What Else Can Voronoi Diagrams Do for Diameter in Planar Graphs?

The Voronoi diagrams technique, introduced by Cabello [SODA’17] to compute the diameter of planar graphs in subquadratic time, has revolutionized the field of distance computations in planar graphs. We present novel applications of this technique in static, fault-tolerant, and partially-dynamic undirected unweighted planar graphs, as well as some new limitations. In the static case, we give n³⁺o⁽¹⁾/D² and Õ(n·D²) time algorithms for computing the diameter of a planar graph G with diameter D. These are faster than the state of the art Õ(n⁵/³) [SODA’18] when D < n¹/³ or D > n²/³. In the fault-tolerant setting, we give an n⁷/3+o⁽¹⁾ time algorithm for computing the diameter of G \ {e} for every edge e in G (the replacement diameter problem). This should be compared with the naive Õ(n⁸/³) time algorithm that runs the static algorithm for every edge. In the incremental setting, where we wish to maintain the diameter while adding edges, we present an algorithm with total running time n⁷/3+o⁽¹⁾. This should be compared with the naive Õ(n⁸/³) time algorithm that runs the static algorithm after every update. We give a lower bound (conditioned on the SETH) ruling out an amortized O(n^1−ε) update time for maintaining the diameter in weighted planar graph.

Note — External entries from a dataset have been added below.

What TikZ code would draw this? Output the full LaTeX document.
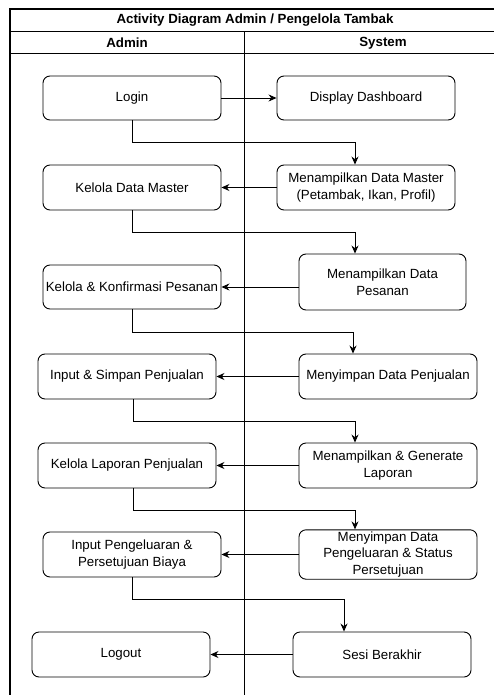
\documentclass[tikz,border=0pt]{standalone}
\usepackage{fontspec}
\setmainfont{Liberation Sans}
\usetikzlibrary{arrows.meta}

\begin{document}
\begin{tikzpicture}[x=1pt, y=-1pt,
    act/.style={draw, rounded corners=7pt, minimum width=178pt, minimum height=45pt,
        align=center, inner sep=2pt, line width=0.9pt,
        font=\fontsize{13.3}{16.5}\selectfont},
    flow/.style={-{Stealth[length=8pt,width=7pt]}, line width=0.9pt},
    lanetitle/.style={font=\bfseries\fontsize{13.3}{16}\selectfont}]
    \useasboundingbox (0,0) rectangle (494,695);

    % pool & lanes
    \draw[line width=1.2pt] (10,710) -- (10,9) -- (520,9);
    \draw[line width=1pt] (10,32) -- (520,32);
    \draw[line width=1pt] (10,54) -- (520,54);
    \draw[line width=1pt] (244,32) -- (244,710);
    \node[lanetitle] (title) at (255,20.5) {Activity Diagram Admin / Pengelola Tambak};
    \node[lanetitle] (admin) at (127,43) {Admin};
    \node[lanetitle] (system) at (383,43) {System};

    % admin activities
    \node[act, minimum height=44pt] (login) at (132,98) {Login};
    \node[act] (kdm) at (132,187.5) {Kelola Data Master};
    \node[act, minimum height=44pt] (kk) at (132,287) {Kelola \& Konfirmasi Pesanan};
    \node[act] (isp) at (127,376.5) {Input \& Simpan Penjualan};
    \node[act] (klp) at (127,465.5) {Kelola Laporan Penjualan};
    \node[act] (ipb) at (132,554.5) {Input Pengeluaran \&\\Persetujuan Biaya};
    \node[act] (logout) at (121,654.5) {Logout};

    % system activities
    \node[act, minimum height=44pt] (dash) at (366,98) {Display Dashboard};
    \node[act] (dm) at (366,187.5) {Menampilkan Data Master\\(Petambak, Ikan, Profil)};
    \node[act, minimum width=167pt, minimum height=56pt] (mp) at (382.5,282) {Menampilkan Data\\Pesanan};
    \node[act] (mdp) at (388,376.5) {Menyimpan Data Penjualan};
    \node[act] (mg) at (388,465.5) {Menampilkan \& Generate\\Laporan};
    \node[act] (mpg) at (388,554.5) {Menyimpan Data\\Pengeluaran \& Status\\Persetujuan};
    \node[act] (sb) at (382,654.5) {Sesi Berakhir};

    % flow
    \draw[flow] (login) -- (dash);
    \draw[flow] (login.south) -- ++(0,22) -| ([xshift=-11pt]dm.north);
    \draw[flow] (dm) -- (kdm);
    \draw[flow] (kdm.south) -- ++(0,22) -| ([xshift=-27.5pt]mp.north);
    \draw[flow] (mp.west |- kk.east) -- (kk.east);
    \draw[flow] (kk.south) -- ++(0,23) -| ([xshift=-35pt]mdp.north);
    \draw[flow] (mdp) -- (isp);
    \draw[flow] ([xshift=6pt]isp.south) -- ++(0,22) -| ([xshift=-33pt]mg.north);
    \draw[flow] (mg) -- (klp);
    \draw[flow] ([xshift=6pt]klp.south) -- ++(0,22) -| ([xshift=-33pt]mpg.north);
    \draw[flow] (mpg) -- (ipb);
    \draw[flow] (ipb.south) -- ++(0,22) -| ([xshift=-38pt]sb.north);
    \draw[flow] (sb) -- (logout);
\end{tikzpicture}
\end{document}
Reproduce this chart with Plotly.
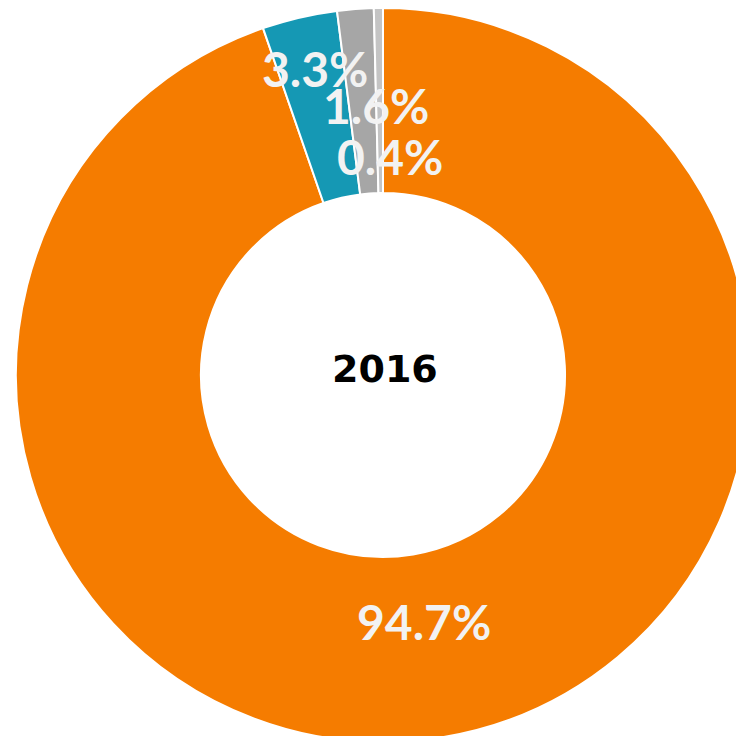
import plotly.graph_objects as go

# Data
categories = ["Categoría A", "Categoría B", "Categoría C", "Categoría D"]
values = [94.7, 3.3, 1.6, 0.4]
colors = ["#F57C00", "#1598B4", "#A6A6A6", "#C4C4C4"]
center_label = "2016"

W, H = 752, 744

fig = go.Figure(
    go.Pie(
        labels=categories,
        values=values,
        sort=False,
        direction="clockwise",
        rotation=0,
        hole=0.496,
        textinfo="none",
        hoverinfo="label+percent",
        marker=dict(colors=colors, line=dict(color="#FFFFFF", width=2)),
        domain=dict(x=[16 / W, 750 / W], y=[1 - 742 / H, 1 - 8 / H]),
        showlegend=False,
    )
)

# label positions (pixel centers in the page)
label_pos = [(424, 621), (315, 68), (376, 106), (390, 156)]
annotations = []
for v, (px, py) in zip(values, label_pos):
    annotations.append(dict(
        x=px / W, y=1 - py / H, xref="paper", yref="paper",
        text=f"<b>{v:.1f}%</b>", showarrow=False,
        font=dict(family="Lato", size=48, color="#F2F2F2"),
        xanchor="center", yanchor="middle",
    ))
annotations.append(dict(
    x=385 / W, y=1 - 369 / H, xref="paper", yref="paper",
    text=f"<b>{center_label}</b>", showarrow=False,
    font=dict(family="DejaVu Sans", size=38, color="#000000"),
    xanchor="center", yanchor="middle",
))

fig.update_layout(
    width=W, height=H,
    margin=dict(l=0, r=0, t=0, b=0),
    paper_bgcolor="#FFFFFF",
    plot_bgcolor="#FFFFFF",
    annotations=annotations,
)

fig.write_html(
    "out.html",
    config={"displayModeBar": False},
    post_script="document.body.style.margin='0';document.body.style.overflow='hidden';",
)
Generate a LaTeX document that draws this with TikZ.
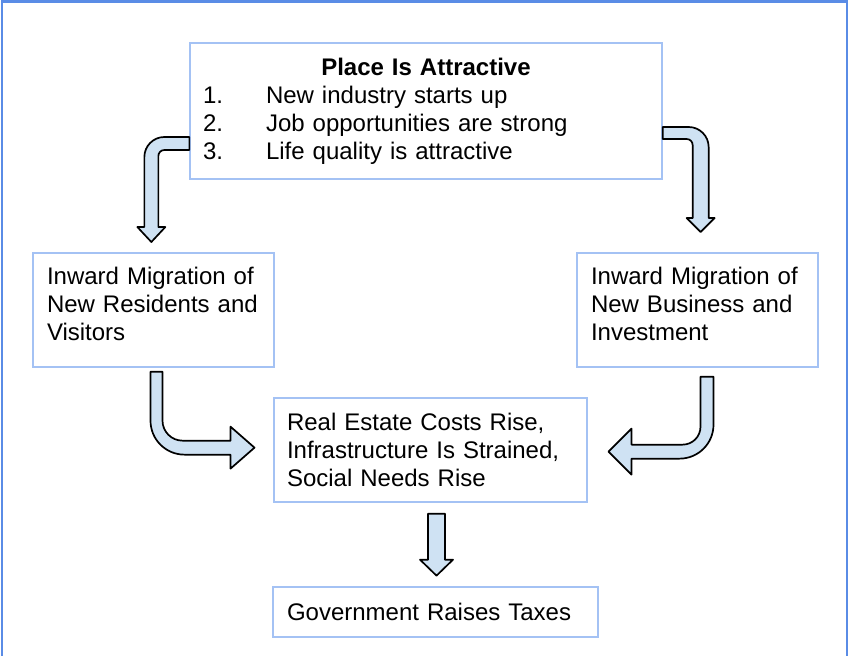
\documentclass[tikz,border=0pt]{standalone}
\usepackage{fontspec}
\setmainfont{Liberation Sans}
\definecolor{boxblue}{RGB}{164,194,244}
\definecolor{frameblue}{RGB}{90,140,230}
\definecolor{arrowfill}{RGB}{207,226,243}
\tikzset{
  box/.style={draw=boxblue, line width=1.3pt, rectangle, inner xsep=14pt, inner ysep=0pt,
    align=left, font=\fontsize{24}{28}\selectfont},
  blockarrow/.style={draw=black, line width=1.7pt, fill=arrowfill, line join=round}
}
\begin{document}
\begin{tikzpicture}[x=1pt, y=-1pt]
  \useasboundingbox (0,0) rectangle (849,656);
  \fill[white] (0,0) rectangle (849,656);
  % outer frame
  \draw[frameblue, line width=2.5pt] (2,660) -- (2,1.5) -- (847,1.5) -- (847,660);

  % boxes
  \node[box, text width=446pt, inner xsep=13pt, minimum height=136pt] (attract) at (426,111)
    {\makebox[446pt]{\textbf{Place Is Attractive}}\\
     \makebox[63pt][l]{1.}New industry starts up\\
     \makebox[63pt][l]{2.}Job opportunities are strong\\
     \makebox[63pt][l]{3.}Life quality is attractive};
  \node[box, text width=213pt, minimum height=114pt] (residents) at (153.5,310)
    {Inward Migration of\\ New Residents and\\ Visitors\rule[-12pt]{0pt}{0pt}};
  \node[box, text width=213pt, minimum height=114pt] (business) at (697.5,310)
    {Inward Migration of\\ New Business and\\ Investment\rule[-12pt]{0pt}{0pt}};
  \node[box, text width=287pt, inner xsep=13pt, minimum height=104pt] (impact) at (430.5,450)
    {Real Estate Costs Rise,\\ Infrastructure Is Strained,\\ Social Needs Rise};
  \node[box, text width=297pt, minimum height=50pt] (taxes) at (435.5,612)
    {Government Raises Taxes};

  % bent block arrows
  \draw[blockarrow] (attract.west) ++(0,26) -- ++(-25,0)
    .. controls +(-11,0) and +(0,-11) .. ++(-20,20) -- ++(0,70)
    -- ++(-7,0) -- ++(14,15) -- ++(14,-15) -- ++(-7,0) -- ++(0,-71)
    .. controls +(0,-3.3) and +(-3.3,0) .. ++(6,-6) -- ++(25,0) -- cycle;
  \draw[blockarrow] (attract.east) ++(0,16) -- ++(26,0)
    .. controls +(11,0) and +(0,-11) .. ++(20,20) -- ++(0,71)
    -- ++(6,0) -- ++(-14,14) -- ++(-14,-14) -- ++(6,0) -- ++(0,-73)
    .. controls +(0,-3.3) and +(3.3,0) .. ++(-6,-6) -- ++(-24,0) -- cycle;
  \draw[blockarrow] (residents.south) ++(-3,4) -- ++(0,49)
    .. controls +(0,18.8) and +(-18.8,0) .. ++(34,34) -- ++(46,0)
    -- ++(0,14) -- ++(24,-21) -- ++(-24,-21) -- ++(0,14) -- ++(-48,0)
    .. controls +(-11,0) and +(0,11) .. ++(-20,-20) -- ++(0,-49) -- cycle;
  \draw[blockarrow] (business.south) ++(3,9) -- ++(13,0) -- ++(0,48)
    .. controls +(0,18.8) and +(18.8,0) .. ++(-34,34) -- ++(-48,0)
    -- ++(0,16) -- ++(-23,-23) -- ++(23,-23) -- ++(0,16) -- ++(51,0)
    .. controls +(10,0) and +(0,10) .. ++(18,-18) -- cycle;
  \draw[blockarrow] (impact.south) ++(-2.5,11) -- ++(17,0) -- ++(0,46) -- ++(8,0)
    -- ++(-16.5,16) -- ++(-16.5,-16) -- ++(8,0) -- cycle;
\end{tikzpicture}
\end{document}
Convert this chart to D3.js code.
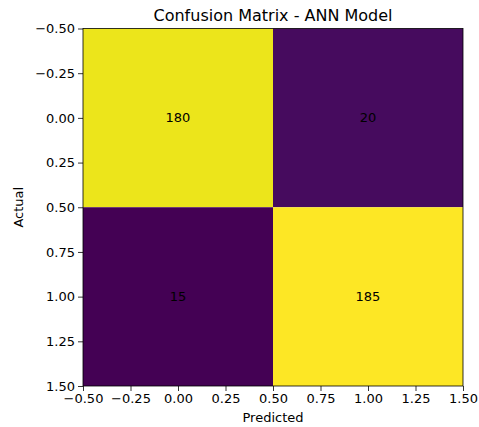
<!DOCTYPE html>
<html>
<head>
<meta charset="utf-8">
<script src="https://cdn.jsdelivr.net/npm/d3@7"></script>
<style>
  body { margin: 0; background: #fff; }
  text { font-family: "DejaVu Sans", sans-serif; fill: #000; }
</style>
</head>
<body>
<div id="chart"></div>
<script>
// confusion matrix data
var actualLabels = [0, 1];
var predictedLabels = [0, 1];
var counts = [
  [180, 20],
  [15, 185]
];
var xTicks = [-0.5, -0.25, 0, 0.25, 0.5, 0.75, 1, 1.25, 1.5];
var yTicks = [-0.5, -0.25, 0, 0.25, 0.5, 0.75, 1, 1.25, 1.5];

var W = 479, H = 427;
var margin = { top: 28.5, right: 16, bottom: 41, left: 83 };
var width = W - margin.left - margin.right;
var height = H - margin.top - margin.bottom;

var svg = d3.select("#chart").append("svg")
  .attr("width", W)
  .attr("height", H);

var g = svg.append("g")
  .attr("transform", "translate(" + margin.left + "," + margin.top + ")");

var xScale = d3.scaleLinear().domain([-0.5, 1.5]).range([0, width]);
var yScale = d3.scaleLinear().domain([-0.5, 1.5]).range([0, height]);

var flat = [];
counts.forEach(function (row, i) {
  row.forEach(function (v, j) {
    flat.push({ r: actualLabels[i], c: predictedLabels[j], v: v });
  });
});

var color = d3.scaleSequential(d3.interpolateViridis)
  .domain(d3.extent(flat, function (d) { return d.v; }));

g.selectAll("rect.cell").data(flat).enter()
  .append("rect")
  .attr("class", "cell")
  .attr("x", function (d) { return xScale(d.c - 0.5); })
  .attr("y", function (d) { return yScale(d.r - 0.5); })
  .attr("width", function (d) { return xScale(d.c + 0.5) - xScale(d.c - 0.5); })
  .attr("height", function (d) { return yScale(d.r + 0.5) - yScale(d.r - 0.5); })
  .style("fill", function (d) { return color(d.v); });

g.selectAll("text.val").data(flat).enter()
  .append("text")
  .attr("class", "val")
  .attr("x", function (d) { return xScale(d.c); })
  .attr("y", function (d) { return yScale(d.r); })
  .attr("dy", "0.35em")
  .attr("text-anchor", "middle")
  .style("font-size", "13px")
  .text(function (d) { return d.v; });

var fmt = d3.format(".2f");
var tickFmt = function (d) { return fmt(d).replace("-", "\u2212"); };

var xAxis = d3.axisBottom(xScale).tickValues(xTicks).tickFormat(tickFmt)
  .tickSizeOuter(0).tickSize(5).tickPadding(3);
var yAxis = d3.axisLeft(yScale).tickValues(yTicks).tickFormat(tickFmt)
  .tickSizeOuter(0).tickSize(5).tickPadding(3);

var gx = g.append("g")
  .attr("transform", "translate(0," + height + ")")
  .call(xAxis);
var gy = g.append("g").call(yAxis);

[gx, gy].forEach(function (a) {
  a.select(".domain").remove();
  a.selectAll("text").style("font-size", "13px").style("font-family", "DejaVu Sans, sans-serif").attr("fill", "#000");
  a.selectAll("line").attr("stroke", "#000").attr("stroke-width", 0.8);
});

// frame
g.append("rect")
  .attr("width", width)
  .attr("height", height)
  .attr("fill", "none")
  .attr("stroke", "#000")
  .attr("stroke-width", 0.8);

svg.append("text")
  .attr("x", margin.left + width / 2)
  .attr("y", 21)
  .attr("text-anchor", "middle")
  .style("font-size", "16px")
  .text("Confusion Matrix - ANN Model");

svg.append("text")
  .attr("x", margin.left + width / 2)
  .attr("y", 422)
  .attr("text-anchor", "middle")
  .style("font-size", "13px")
  .text("Predicted");

svg.append("text")
  .attr("transform", "translate(23," + (margin.top + height / 2) + ") rotate(-90)")
  .attr("text-anchor", "middle")
  .style("font-size", "13px")
  .text("Actual");
</script>
</body>
</html>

The lower bound holds even for incremental or decremental updates. Our upper bounds are obtained by novel uses and manipulations of Voronoi diagrams. These include maintaining the Voronoi diagram when edges of the graph are deleted, allowing the sites of the Voronoi diagram to lie on a BFS tree level (rather than on boundaries of r-division), and a new reduction from incremental diameter to incremental distance oracles that could be of interest beyond planar graphs. Our lower bound is the first lower bound for a dynamic planar graph problem that is conditioned on the SETH.